:: Dataset extract ::
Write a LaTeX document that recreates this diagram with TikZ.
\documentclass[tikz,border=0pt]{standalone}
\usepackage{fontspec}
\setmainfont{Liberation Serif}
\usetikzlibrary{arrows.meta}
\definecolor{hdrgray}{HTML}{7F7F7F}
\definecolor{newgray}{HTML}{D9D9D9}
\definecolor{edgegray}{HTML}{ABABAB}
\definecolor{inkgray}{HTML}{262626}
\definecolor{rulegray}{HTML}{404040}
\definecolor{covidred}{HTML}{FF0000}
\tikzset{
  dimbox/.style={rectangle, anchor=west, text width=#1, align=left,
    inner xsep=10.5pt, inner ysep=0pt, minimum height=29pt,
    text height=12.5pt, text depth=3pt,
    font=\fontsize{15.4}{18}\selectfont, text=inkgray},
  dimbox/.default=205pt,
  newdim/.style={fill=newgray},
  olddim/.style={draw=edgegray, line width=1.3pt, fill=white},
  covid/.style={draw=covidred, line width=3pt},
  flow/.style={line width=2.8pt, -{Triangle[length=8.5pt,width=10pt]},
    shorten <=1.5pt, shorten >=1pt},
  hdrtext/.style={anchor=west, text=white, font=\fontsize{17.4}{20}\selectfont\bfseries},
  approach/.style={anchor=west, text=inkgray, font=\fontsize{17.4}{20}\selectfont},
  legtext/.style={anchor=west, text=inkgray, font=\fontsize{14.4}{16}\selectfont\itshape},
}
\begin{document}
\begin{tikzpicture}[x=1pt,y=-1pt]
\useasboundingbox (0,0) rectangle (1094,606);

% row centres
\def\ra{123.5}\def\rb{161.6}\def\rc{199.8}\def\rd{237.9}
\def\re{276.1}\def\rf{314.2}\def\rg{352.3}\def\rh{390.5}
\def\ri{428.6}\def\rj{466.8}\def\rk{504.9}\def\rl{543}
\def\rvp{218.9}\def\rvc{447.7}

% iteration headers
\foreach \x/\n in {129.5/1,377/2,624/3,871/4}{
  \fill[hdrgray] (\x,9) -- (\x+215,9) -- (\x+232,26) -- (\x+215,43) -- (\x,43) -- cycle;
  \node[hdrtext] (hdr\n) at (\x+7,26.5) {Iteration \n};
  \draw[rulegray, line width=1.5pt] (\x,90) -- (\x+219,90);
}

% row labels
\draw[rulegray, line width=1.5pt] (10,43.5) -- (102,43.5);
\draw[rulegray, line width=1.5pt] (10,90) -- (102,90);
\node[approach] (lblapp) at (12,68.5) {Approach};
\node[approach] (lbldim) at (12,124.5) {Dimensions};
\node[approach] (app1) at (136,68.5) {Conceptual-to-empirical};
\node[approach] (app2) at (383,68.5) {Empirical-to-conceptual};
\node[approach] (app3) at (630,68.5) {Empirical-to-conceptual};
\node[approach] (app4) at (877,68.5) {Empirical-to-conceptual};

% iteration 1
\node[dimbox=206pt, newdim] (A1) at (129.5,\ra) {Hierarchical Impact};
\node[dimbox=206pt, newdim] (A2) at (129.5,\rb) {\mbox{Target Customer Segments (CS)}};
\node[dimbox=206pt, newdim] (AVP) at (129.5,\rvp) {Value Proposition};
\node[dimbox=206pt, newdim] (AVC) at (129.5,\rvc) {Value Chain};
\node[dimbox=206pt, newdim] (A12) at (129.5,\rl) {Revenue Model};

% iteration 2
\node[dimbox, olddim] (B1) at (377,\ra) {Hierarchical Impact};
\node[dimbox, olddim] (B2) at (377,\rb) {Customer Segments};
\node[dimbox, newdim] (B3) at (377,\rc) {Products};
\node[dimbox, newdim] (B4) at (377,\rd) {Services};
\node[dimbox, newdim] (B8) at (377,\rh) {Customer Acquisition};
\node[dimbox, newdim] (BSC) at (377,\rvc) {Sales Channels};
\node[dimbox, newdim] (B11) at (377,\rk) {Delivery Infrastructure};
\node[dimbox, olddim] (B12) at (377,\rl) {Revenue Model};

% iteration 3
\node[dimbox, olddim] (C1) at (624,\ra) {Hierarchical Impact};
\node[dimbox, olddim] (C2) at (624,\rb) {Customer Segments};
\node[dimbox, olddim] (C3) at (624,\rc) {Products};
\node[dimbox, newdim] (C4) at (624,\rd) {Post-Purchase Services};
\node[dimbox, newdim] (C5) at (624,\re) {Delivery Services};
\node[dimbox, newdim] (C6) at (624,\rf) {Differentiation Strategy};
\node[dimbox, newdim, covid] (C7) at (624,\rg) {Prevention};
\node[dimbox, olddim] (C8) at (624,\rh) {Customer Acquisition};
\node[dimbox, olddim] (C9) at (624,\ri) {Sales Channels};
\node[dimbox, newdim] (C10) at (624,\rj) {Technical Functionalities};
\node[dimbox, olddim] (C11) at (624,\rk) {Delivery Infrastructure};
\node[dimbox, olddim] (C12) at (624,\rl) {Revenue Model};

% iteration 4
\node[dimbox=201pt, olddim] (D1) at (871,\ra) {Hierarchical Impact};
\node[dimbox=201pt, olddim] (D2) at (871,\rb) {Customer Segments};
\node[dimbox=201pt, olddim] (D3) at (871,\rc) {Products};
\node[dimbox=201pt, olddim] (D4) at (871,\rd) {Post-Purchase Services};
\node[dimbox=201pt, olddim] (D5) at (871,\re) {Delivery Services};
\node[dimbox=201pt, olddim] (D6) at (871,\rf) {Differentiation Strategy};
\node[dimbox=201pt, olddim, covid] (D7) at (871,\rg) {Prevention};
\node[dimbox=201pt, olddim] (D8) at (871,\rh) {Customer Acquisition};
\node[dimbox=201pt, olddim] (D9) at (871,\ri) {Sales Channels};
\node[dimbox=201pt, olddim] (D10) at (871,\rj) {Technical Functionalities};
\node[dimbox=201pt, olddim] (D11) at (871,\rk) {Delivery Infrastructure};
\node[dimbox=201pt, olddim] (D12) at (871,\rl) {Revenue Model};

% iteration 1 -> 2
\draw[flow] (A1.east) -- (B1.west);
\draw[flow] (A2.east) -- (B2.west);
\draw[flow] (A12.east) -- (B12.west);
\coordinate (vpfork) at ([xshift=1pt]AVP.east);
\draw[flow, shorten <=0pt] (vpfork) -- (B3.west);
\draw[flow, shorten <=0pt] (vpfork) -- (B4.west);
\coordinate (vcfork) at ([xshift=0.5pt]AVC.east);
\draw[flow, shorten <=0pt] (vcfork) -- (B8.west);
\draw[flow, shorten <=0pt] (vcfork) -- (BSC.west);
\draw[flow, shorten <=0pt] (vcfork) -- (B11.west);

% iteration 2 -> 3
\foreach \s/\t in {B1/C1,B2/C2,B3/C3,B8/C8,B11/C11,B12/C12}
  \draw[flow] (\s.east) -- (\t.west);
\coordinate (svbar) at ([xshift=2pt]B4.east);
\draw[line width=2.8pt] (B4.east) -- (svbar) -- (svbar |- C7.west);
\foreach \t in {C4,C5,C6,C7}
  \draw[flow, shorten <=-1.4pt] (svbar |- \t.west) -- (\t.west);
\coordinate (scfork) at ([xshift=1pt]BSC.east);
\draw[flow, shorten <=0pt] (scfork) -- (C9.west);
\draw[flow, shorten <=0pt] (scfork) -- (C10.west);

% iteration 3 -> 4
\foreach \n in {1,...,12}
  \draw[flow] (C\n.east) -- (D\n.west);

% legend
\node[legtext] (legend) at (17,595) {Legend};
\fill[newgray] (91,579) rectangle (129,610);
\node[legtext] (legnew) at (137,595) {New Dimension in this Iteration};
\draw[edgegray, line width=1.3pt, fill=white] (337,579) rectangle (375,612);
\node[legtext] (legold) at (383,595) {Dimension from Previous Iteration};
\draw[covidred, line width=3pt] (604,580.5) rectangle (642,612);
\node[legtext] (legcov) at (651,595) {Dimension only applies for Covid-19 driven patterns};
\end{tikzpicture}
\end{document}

:: Written instruction ::
Check every line of the material for the string "this" and give the number of lines that have it, without anything else.

:: Exercise output ::
2